▼▼▼
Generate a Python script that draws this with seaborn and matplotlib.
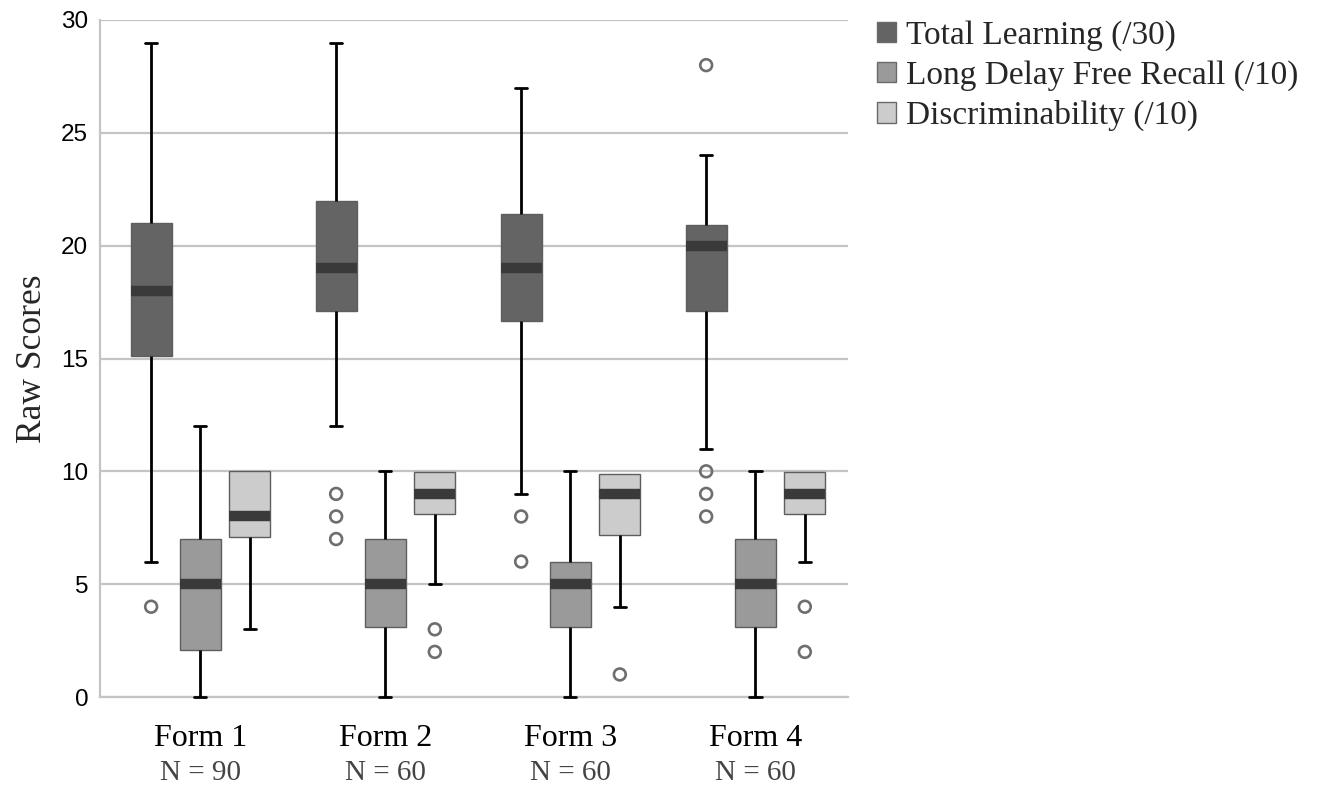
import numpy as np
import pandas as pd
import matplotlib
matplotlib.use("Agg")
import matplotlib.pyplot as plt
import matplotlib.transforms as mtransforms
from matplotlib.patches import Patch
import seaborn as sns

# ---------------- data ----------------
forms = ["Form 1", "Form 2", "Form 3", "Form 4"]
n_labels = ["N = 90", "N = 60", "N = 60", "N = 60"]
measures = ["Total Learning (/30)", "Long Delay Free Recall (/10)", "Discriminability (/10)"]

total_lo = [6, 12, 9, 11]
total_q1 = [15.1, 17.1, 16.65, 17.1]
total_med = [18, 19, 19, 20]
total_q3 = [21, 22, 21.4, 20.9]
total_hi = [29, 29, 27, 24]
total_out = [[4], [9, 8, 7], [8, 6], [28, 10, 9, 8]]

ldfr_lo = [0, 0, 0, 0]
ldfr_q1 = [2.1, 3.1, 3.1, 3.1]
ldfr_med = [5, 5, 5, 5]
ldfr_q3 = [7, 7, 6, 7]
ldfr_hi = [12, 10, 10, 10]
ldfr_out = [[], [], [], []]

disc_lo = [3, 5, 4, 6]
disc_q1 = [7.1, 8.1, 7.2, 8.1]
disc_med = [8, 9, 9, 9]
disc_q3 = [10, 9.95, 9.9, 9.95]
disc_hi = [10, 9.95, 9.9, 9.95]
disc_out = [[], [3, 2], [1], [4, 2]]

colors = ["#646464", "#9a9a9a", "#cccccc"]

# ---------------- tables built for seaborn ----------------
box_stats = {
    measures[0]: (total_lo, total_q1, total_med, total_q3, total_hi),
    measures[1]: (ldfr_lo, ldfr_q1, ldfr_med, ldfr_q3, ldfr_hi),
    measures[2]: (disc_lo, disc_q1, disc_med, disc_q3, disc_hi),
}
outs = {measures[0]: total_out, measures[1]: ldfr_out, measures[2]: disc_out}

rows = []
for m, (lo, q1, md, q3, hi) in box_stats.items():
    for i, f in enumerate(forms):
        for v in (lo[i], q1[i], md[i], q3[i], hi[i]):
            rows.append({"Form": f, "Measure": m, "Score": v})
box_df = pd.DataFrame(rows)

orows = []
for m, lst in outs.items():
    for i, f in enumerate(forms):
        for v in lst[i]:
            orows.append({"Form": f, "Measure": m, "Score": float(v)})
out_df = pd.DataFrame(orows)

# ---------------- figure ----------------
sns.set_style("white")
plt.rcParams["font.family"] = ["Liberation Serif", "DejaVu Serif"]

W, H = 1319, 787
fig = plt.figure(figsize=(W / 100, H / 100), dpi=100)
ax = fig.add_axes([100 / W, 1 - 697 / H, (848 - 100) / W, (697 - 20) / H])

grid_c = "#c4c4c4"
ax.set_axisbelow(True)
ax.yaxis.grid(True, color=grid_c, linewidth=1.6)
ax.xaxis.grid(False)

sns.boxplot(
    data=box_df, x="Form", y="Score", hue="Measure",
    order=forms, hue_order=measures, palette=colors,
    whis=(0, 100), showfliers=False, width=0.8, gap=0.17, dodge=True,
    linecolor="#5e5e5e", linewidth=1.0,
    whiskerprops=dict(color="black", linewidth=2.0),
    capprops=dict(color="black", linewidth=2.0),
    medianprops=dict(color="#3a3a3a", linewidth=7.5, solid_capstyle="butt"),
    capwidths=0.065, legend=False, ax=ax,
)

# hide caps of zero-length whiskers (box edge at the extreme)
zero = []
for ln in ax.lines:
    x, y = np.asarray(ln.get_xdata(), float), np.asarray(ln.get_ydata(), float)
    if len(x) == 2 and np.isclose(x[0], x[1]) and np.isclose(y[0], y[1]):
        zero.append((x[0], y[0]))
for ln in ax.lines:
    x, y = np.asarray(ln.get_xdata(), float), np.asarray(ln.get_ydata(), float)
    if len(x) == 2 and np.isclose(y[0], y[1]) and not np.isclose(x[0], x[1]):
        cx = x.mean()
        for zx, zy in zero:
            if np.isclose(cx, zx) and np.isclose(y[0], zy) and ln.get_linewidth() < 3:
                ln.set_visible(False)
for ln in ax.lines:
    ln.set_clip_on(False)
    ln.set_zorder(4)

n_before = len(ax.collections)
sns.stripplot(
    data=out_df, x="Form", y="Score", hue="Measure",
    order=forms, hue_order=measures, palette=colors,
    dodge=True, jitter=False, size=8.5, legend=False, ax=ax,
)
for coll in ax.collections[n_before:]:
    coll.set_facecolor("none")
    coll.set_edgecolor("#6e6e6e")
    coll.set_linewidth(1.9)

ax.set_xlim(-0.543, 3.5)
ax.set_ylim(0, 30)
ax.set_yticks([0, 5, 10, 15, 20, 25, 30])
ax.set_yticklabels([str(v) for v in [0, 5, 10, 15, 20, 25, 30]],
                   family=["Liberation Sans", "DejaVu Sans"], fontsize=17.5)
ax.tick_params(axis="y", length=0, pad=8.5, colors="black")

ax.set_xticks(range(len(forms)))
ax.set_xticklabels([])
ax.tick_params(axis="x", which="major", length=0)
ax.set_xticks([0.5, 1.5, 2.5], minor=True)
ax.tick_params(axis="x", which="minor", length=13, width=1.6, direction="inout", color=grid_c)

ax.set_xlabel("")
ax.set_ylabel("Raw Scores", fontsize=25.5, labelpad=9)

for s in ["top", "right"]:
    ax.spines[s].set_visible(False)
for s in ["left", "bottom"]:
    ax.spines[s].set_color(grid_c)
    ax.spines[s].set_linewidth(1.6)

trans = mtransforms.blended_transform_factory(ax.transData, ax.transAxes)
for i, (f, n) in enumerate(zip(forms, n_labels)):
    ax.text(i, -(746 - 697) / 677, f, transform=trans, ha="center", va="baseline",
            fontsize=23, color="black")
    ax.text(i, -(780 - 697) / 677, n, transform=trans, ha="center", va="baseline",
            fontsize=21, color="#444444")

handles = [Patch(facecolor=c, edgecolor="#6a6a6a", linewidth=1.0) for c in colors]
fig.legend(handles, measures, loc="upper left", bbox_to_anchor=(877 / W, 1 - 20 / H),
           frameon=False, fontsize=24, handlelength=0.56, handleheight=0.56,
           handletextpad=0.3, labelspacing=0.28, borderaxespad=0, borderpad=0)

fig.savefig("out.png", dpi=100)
▲▲▲
▸ **PROBLEM TO WORK ON**: Scan the material for lines with the word "seaborn", and copy each line you find.

▸ **COMPLETE ANSWER**:
Generate a Python script that draws this with seaborn and matplotlib.
import seaborn as sns
# ---------------- tables built for seaborn ----------------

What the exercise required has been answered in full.